(begin)

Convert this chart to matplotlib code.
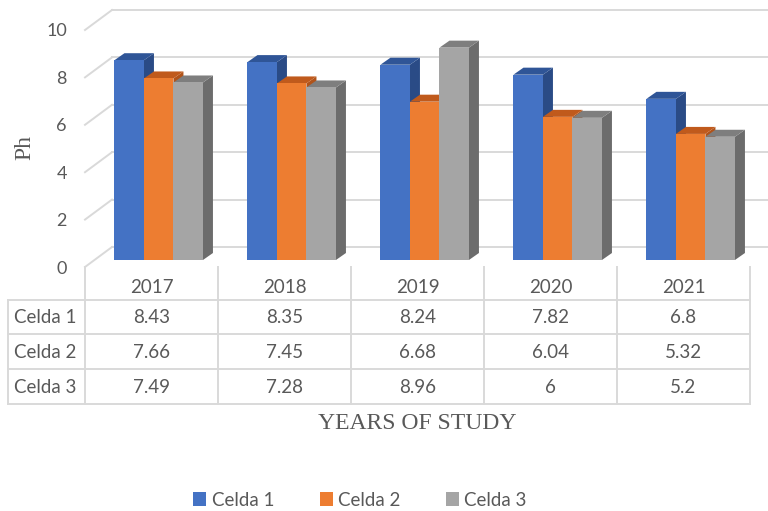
import matplotlib
matplotlib.use('Agg')
import matplotlib.pyplot as plt
from matplotlib.patches import Polygon, Patch
from matplotlib.lines import Line2D
from matplotlib import transforms

# ---------------- data ----------------
years = ['2017', '2018', '2019', '2020', '2021']
series_names = ['Celda 1', 'Celda 2', 'Celda 3']
celda1 = [8.43, 8.35, 8.24, 7.82, 6.8]
celda2 = [7.66, 7.45, 6.68, 6.04, 5.32]
celda3 = [7.49, 7.28, 8.96, 6, 5.2]
yticks = [0, 2, 4, 6, 8, 10]
ylabel = 'Ph'
xlabel = 'YEARS OF STUDY'

series = [celda1, celda2, celda3]
front_cols = ['#4472C4', '#ED7D31', '#A5A5A5']
top_cols = ['#2F5597', '#C05A1C', '#7E7E7E']
side_cols = ['#2A4B86', '#B0531A', '#6C6C6C']
text_col = '#595959'
grid_col = '#D9D9D9'

W, H = 768, 511
fig = plt.figure(figsize=(W / 100, H / 100), dpi=100)


def fx(px):
    return px / W


def fy(py):
    return 1 - py / H


ax = fig.add_axes([fx(85), fy(267), fx(750) - fx(85), fy(30) - fy(267)])
ax.set_xlim(0, 5)
ax.set_ylim(0, 10)
for s in ax.spines.values():
    s.set_visible(False)
ax.set_xticks([])
ax.set_yticks(yticks)
ax.set_yticklabels([str(t) for t in yticks], fontfamily='Lato', fontsize=13, color=text_col)
ax.tick_params(axis='y', length=0, pad=13)

ppx = 133.0   # pixels per category
ppy = 23.7    # pixels per unit
wall_dx, wall_dy = 27 / ppx, 20 / ppy
boff_x, boff_y = 9.5 / ppx, 7 / ppy
bdx, bdy = 10 / ppx, 7 / ppy
bw = 29.5 / ppx
gstart = 0.15

# back wall gridlines and side-wall diagonals
for t in yticks:
    ax.add_line(Line2D([wall_dx, 5 + wall_dx], [t + wall_dy, t + wall_dy],
                       color=grid_col, lw=1.4, clip_on=False, zorder=1))
    ax.add_line(Line2D([0, wall_dx], [t, t + wall_dy],
                       color=grid_col, lw=1.4, clip_on=False, zorder=1))

# 3D bars
z = 2
for i in range(len(years)):
    for j, vals in enumerate(series):
        v = vals[i]
        x0 = i + gstart + j * bw + boff_x
        y0 = boff_y
        y1 = v + boff_y
        front = [(x0, y0), (x0 + bw, y0), (x0 + bw, y1), (x0, y1)]
        top = [(x0, y1), (x0 + bw, y1), (x0 + bw + bdx, y1 + bdy), (x0 + bdx, y1 + bdy)]
        side = [(x0 + bw, y0), (x0 + bw + bdx, y0 + bdy), (x0 + bw + bdx, y1 + bdy), (x0 + bw, y1)]
        ax.add_patch(Polygon(side, closed=True, fc=side_cols[j], ec='none', zorder=z, clip_on=False))
        ax.add_patch(Polygon(top, closed=True, fc=top_cols[j], ec='none', zorder=z, clip_on=False))
        ax.add_patch(Polygon(front, closed=True, fc=front_cols[j], ec='none', zorder=z + 0.5, clip_on=False))
        z += 1

# ---------------- data table ----------------
tr = transforms.blended_transform_factory(ax.transData, fig.transFigure)
left_x = (8 - 85) / ppx
row_lines = [300, 334, 369, 404]
tab_top = 267
for k in range(len(years) + 1):
    fig.add_artist(Line2D([k, k], [fy(tab_top), fy(404)], transform=tr, color=grid_col, lw=1.4))
fig.add_artist(Line2D([left_x, left_x], [fy(300), fy(404)], transform=tr, color=grid_col, lw=1.4))
for r in row_lines:
    fig.add_artist(Line2D([left_x, 5], [fy(r), fy(r)], transform=tr, color=grid_col, lw=1.4))

header_y = 287
row_centers = [317, 352, 387]
for i, yr in enumerate(years):
    fig.text(i + 0.5, fy(header_y), yr, transform=tr, ha='center', va='center',
             fontfamily='Lato', fontsize=13.5, color=text_col)
for j, (name, vals) in enumerate(zip(series_names, series)):
    fig.text((14 - 85) / ppx, fy(row_centers[j]), name, transform=tr, ha='left', va='center',
             fontfamily='Lato', fontsize=13.5, color=text_col)
    for i, v in enumerate(vals):
        fig.text(i + 0.5, fy(row_centers[j]), f'{v:g}', transform=tr, ha='center', va='center',
                 fontfamily='Lato', fontsize=13.5, color=text_col)

# axis titles
fig.text(fx(25), fy(148), ylabel, rotation=90, ha='center', va='center',
         fontfamily='Liberation Serif', fontsize=17, color=text_col)
fig.text(fx(417.5), fy(423), xlabel, ha='center', va='center',
         fontfamily='Liberation Serif', fontsize=17, color=text_col)

# legend
handles = [Patch(fc=c, ec='none', label=n) for c, n in zip(front_cols, series_names)]
leg = fig.legend(handles=handles, loc='center', bbox_to_anchor=(fx(360), fy(500)), ncol=3,
                 frameon=False, handlelength=0.7, handleheight=0.7, handletextpad=0.3,
                 columnspacing=2.4, prop={'family': 'Lato', 'size': 13.5}, labelcolor=text_col)

fig.savefig('out.png', dpi=100)
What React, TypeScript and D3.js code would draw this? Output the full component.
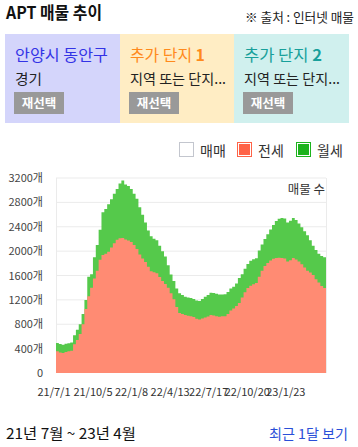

(end)

• **What you will do**: With the pictures left out, restate word for word every line of the data above, from the first down to the line that contains "return 1 - py / H".

• **Answer below**:
Convert this chart to matplotlib code.
import matplotlib
matplotlib.use('Agg')
import matplotlib.pyplot as plt
from matplotlib.patches import Polygon, Patch
from matplotlib.lines import Line2D
from matplotlib import transforms

# ---------------- data ----------------
years = ['2017', '2018', '2019', '2020', '2021']
series_names = ['Celda 1', 'Celda 2', 'Celda 3']
celda1 = [8.43, 8.35, 8.24, 7.82, 6.8]
celda2 = [7.66, 7.45, 6.68, 6.04, 5.32]
celda3 = [7.49, 7.28, 8.96, 6, 5.2]
yticks = [0, 2, 4, 6, 8, 10]
ylabel = 'Ph'
xlabel = 'YEARS OF STUDY'

series = [celda1, celda2, celda3]
front_cols = ['#4472C4', '#ED7D31', '#A5A5A5']
top_cols = ['#2F5597', '#C05A1C', '#7E7E7E']
side_cols = ['#2A4B86', '#B0531A', '#6C6C6C']
text_col = '#595959'
grid_col = '#D9D9D9'

W, H = 768, 511
fig = plt.figure(figsize=(W / 100, H / 100), dpi=100)


def fx(px):
    return px / W


def fy(py):
    return 1 - py / H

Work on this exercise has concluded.